On Friday, March 1, 2024, the U.S. District Court for the Northern District of Alabama held that the Corporate Transparency Act (“CTA”) is unconstitutional. The CTA, which became effective on January 1, 2024, requires certain “reporting companies” to file information returns about their “beneficial owners” with the Financial Crimes Enforcement Network (“FinCEN”) (for a brief overview of the CTA, see our client alert here).
In National Small Business v. Yellen, the plaintiffs in the case, the National Small Business Association (“NSBA”) and one of its members based in Alabama (represented by Maynard Nexsen’s John Neiman as well as the Hughes Hubbard and Reed firm), filed suit to enjoin FinCEN from implementing the CTA and its rules and regulations interpreting the CTA. The District Court found that the CTA is unconstitutional because it “exceeds the Constitution’s limits on the legislative branch” for various reasons, including its impingement on areas traditionally reserved for state governments regarding the formation of business entities. The District Court’s injunction prohibits the defendants from enforcing the CTA against the plaintiffs, but does not speak to enforcement of the CTA against other regulated parties. It is highly likely that the government will appeal the District Court’s ruling to the 11th Circuit.
In the meantime, FinCEN announced its intentions with respect to the District Court’s injunction. In a notice released on Monday, March 4, 2024 (the notice can be found here), FinCEN stated that it would comply with the District Court’s order and that “…the government is not currently enforcing the Corporate Transparency Act against the plaintiffs in that action: Isaac Winkles, reporting companies for which Isaac Winkles is the beneficial owner or applicant, the [NSBA], and members of the [NSBA] (as of March 1, 2024).”
Currently, FinCEN is not enforcing compliance with the CTA on members of the NSBA (as of March 1, 2024). However, it appears that FinCEN’s current position is that it will be enforcing the CTA as to all other reporting companies. It remains to be seen whether other similarly situated reporting companies may file challenges seeking the same relief obtained by the NSBA.

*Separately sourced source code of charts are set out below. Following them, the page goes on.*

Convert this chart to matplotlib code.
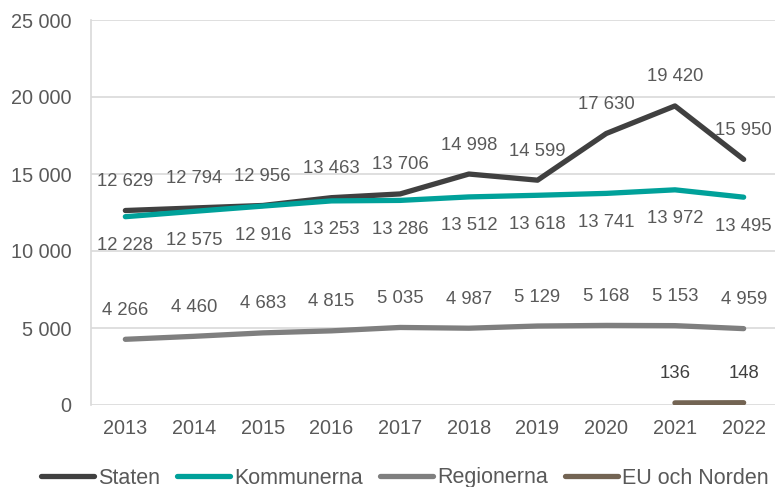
import matplotlib
matplotlib.use("Agg")
import matplotlib.pyplot as plt
from matplotlib.ticker import FuncFormatter
import numpy as np

years = ["2013", "2014", "2015", "2016", "2017", "2018", "2019", "2020", "2021", "2022"]
staten = [12629, 12794, 12956, 13463, 13706, 14998, 14599, 17630, 19420, 15950]
kommunerna = [12228, 12575, 12916, 13253, 13286, 13512, 13618, 13741, 13972, 13495]
regionerna = [4266, 4460, 4683, 4815, 5035, 4987, 5129, 5168, 5153, 4959]
eu_years = ["2021", "2022"]
eu_norden = [136, 148]

yticks = [0, 5000, 10000, 15000, 20000, 25000]

plt.rcParams['font.family'] = ['Liberation Sans', 'DejaVu Sans']

fig = plt.figure(figsize=(7.75, 4.87), dpi=100)
ax = fig.add_axes([91/775, 82/487, (778-91)/775, 385/487])

x = np.arange(len(years))
xe = np.array([years.index(y) for y in eu_years])

series = [
    ("Staten", staten, x, "#404040", 1),
    ("Kommunerna", kommunerna, x, "#00A19A", -1),
    ("Regionerna", regionerna, x, "#7F7F7F", 1),
    ("EU och Norden", eu_norden, xe, "#736453", 1),
]

fmt = lambda v: f"{int(v):,}".replace(",", " ")

for name, vals, xs, col, side in series:
    ax.plot(xs, vals, color=col, lw=3.8, solid_capstyle='round', label=name, zorder=3)

for name, vals, xs, col, side in series:
    tcol = "#404040" if name == "EU och Norden" else "#595959"
    for xi, v in zip(xs, vals):
        ax.annotate(fmt(v), (xi, v), xytext=(0, 29 * side), textcoords='offset pixels',
                    ha='center', va='center', fontsize=13.3, color=tcol, zorder=4)

ax.set_xlim(-0.5, len(years) - 0.5)
ax.set_ylim(0, 25000)
ax.set_xticks(x)
ax.set_xticklabels(years)
ax.set_yticks(yticks)
ax.yaxis.set_major_formatter(FuncFormatter(lambda v, p: fmt(v)))
ax.tick_params(axis='both', length=0, labelsize=14.3, colors="#595959")
ax.tick_params(axis='y', pad=14)
ax.tick_params(axis='x', pad=10)
ax.grid(axis='y', color="#D9D9D9", lw=1.2, zorder=0)
for s in ['top', 'right', 'bottom']:
    ax.spines[s].set_visible(False)
ax.spines['left'].set_color("#D9D9D9")
ax.spines['left'].set_linewidth(1.2)
ax.set_axisbelow(True)

fig.legend(loc='center', bbox_to_anchor=(405/775, 1 - 478/487), ncol=4, frameon=False,
           fontsize=15.5, handlelength=2.45, handletextpad=0.2, columnspacing=0.8,
           labelcolor="#595959", borderaxespad=0)

fig.savefig("out.png", dpi=100)
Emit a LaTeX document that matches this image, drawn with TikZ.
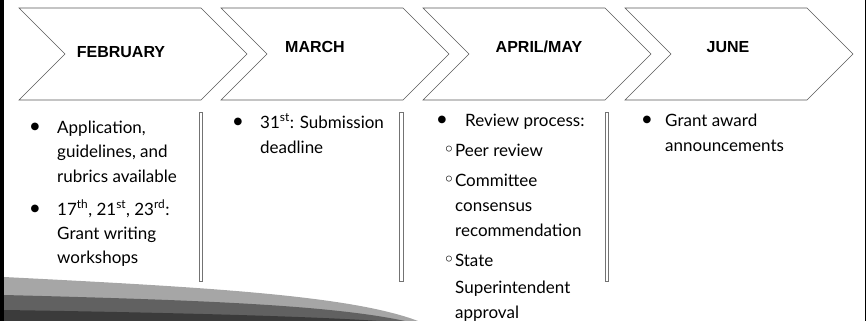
\documentclass[tikz,border=0pt]{standalone}
\usepackage{fontspec}
\setmainfont{Lato}
\newfontfamily\monthfont{Liberation Sans}
\newfontfamily\symfont{DejaVu Sans}
\usepackage{tikz}
\usetikzlibrary{positioning}
\tikzset{chevron/.style = {draw=black!65, line width=0.55pt, fill=white, line join=miter}}
\tikzset{monthlabel/.style = {inner sep=0pt, font=\monthfont\bfseries\fontsize{16}{16}\selectfont}}
\tikzset{itemtext/.style = {anchor=base west, inner sep=0pt, font=\fontsize{17}{17}\selectfont}}
\tikzset{dot/.style = {anchor=center, inner sep=0pt, font=\symfont\fontsize{10}{10}\selectfont}}
\tikzset{sepbar/.style = {draw=black!55, line width=0.6pt, fill=white}}

\begin{document}
\begin{tikzpicture}[x=1pt, y=-1pt]
                    \useasboundingbox (0,0) rectangle (867,321);

                    % Frame lines left and right
                    \fill [black] (0,0) rectangle (4,321);
                    \draw [line width=1.5pt] (865.5,0) -- (865.5,321);

                    % Swoosh at the bottom
                    \fill [black!35] (4,277) .. controls (200,287) and (350,295) .. (418,321) -- (4,321) -- cycle;
                    \fill [black!62] (4,295) .. controls (200,300) and (330,305) .. (405,321) -- (4,321) -- cycle;
                    \fill [black!77] (4,310) .. controls (200,313) and (320,317) .. (380,321) -- (4,321) -- cycle;

                    % Chevrons
                    \foreach \x in {19,221,423,625}
                        \draw [chevron] (\x,8) -- ++(182,0) -- ++(46,46) -- ++(-46,46) -- ++(-182,0) -- ++(46,-46) -- cycle;

                    % Month labels
                    \node [monthlabel] (feb) at (121,52) {FEBRUARY};
                    \node [monthlabel] (mar) at (315,47) {MARCH};
                    \node [monthlabel] (apr) at (539,47) {APRIL/MAY};
                    \node [monthlabel] (jun) at (728,47) {JUNE};

                    % Separator bars
                    \foreach \x in {199,399.5,605}
                        \draw [sepbar] (\x,112) rectangle ++(3.5,169);

                    % February items
                    \node [dot] (febdot1) at (35,127) {●};
                    \node [dot] (febdot2) at (35,209) {●};
                    \foreach \y/\t [count=\i] in {133/{Application,}, 157/{guidelines, and}, 182/{rubrics available},
                        215/{17\textsuperscript{th}, 21\textsuperscript{st}, 23\textsuperscript{rd}:}, 239/{Grant writing}, 263/{workshops}}
                        \node [itemtext] (febline\i) at (57,\y) {\t};

                    % March items
                    \node [dot] (mardot) at (238,122) {●};
                    \node [itemtext] (marline1) at (260,128) {31\textsuperscript{st}: Submission};
                    \node [itemtext] (marline2) at (260,153) {deadline};

                    % April/May items
                    \node [dot] (aprdot) at (442,120) {●};
                    \node [itemtext] (aprline1) at (465,126) {Review process:};
                    \foreach \y/\t [count=\i from 2] in {156/{{\symfont\fontsize{20}{20}\selectfont◦}Peer review}, 186/{{\symfont\fontsize{20}{20}\selectfont◦}Committee}, 266/{{\symfont\fontsize{20}{20}\selectfont◦}State}}
                        \node [itemtext] (aprline\i) at (443,\y) {\t};
                    \foreach \y/\t [count=\i from 5] in {211/consensus, 236/recommendation, 293/Superintendent, 318/approval}
                        \node [itemtext] (aprline\i) at (455,\y) {\t};

                    % June items
                    \node [dot] (jundot) at (647,120) {●};
                    \node [itemtext] (junline1) at (665,126) {Grant award};
                    \node [itemtext] (junline2) at (665,151) {announcements};
\end{tikzpicture}
\end{document}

In the meantime, if you are not a member of the NSBA it seems clear that FinCEN’s current position is that you will be required to comply with the CTA on the relevant date. For existing reporting companies formed before January 1, 2024, FinCEN is requiring the initial beneficial owner information return on January 1, 2025. For those new reporting companies formed on or after January 1, 2024, the initial beneficial owner information return is due within ninety days of formation.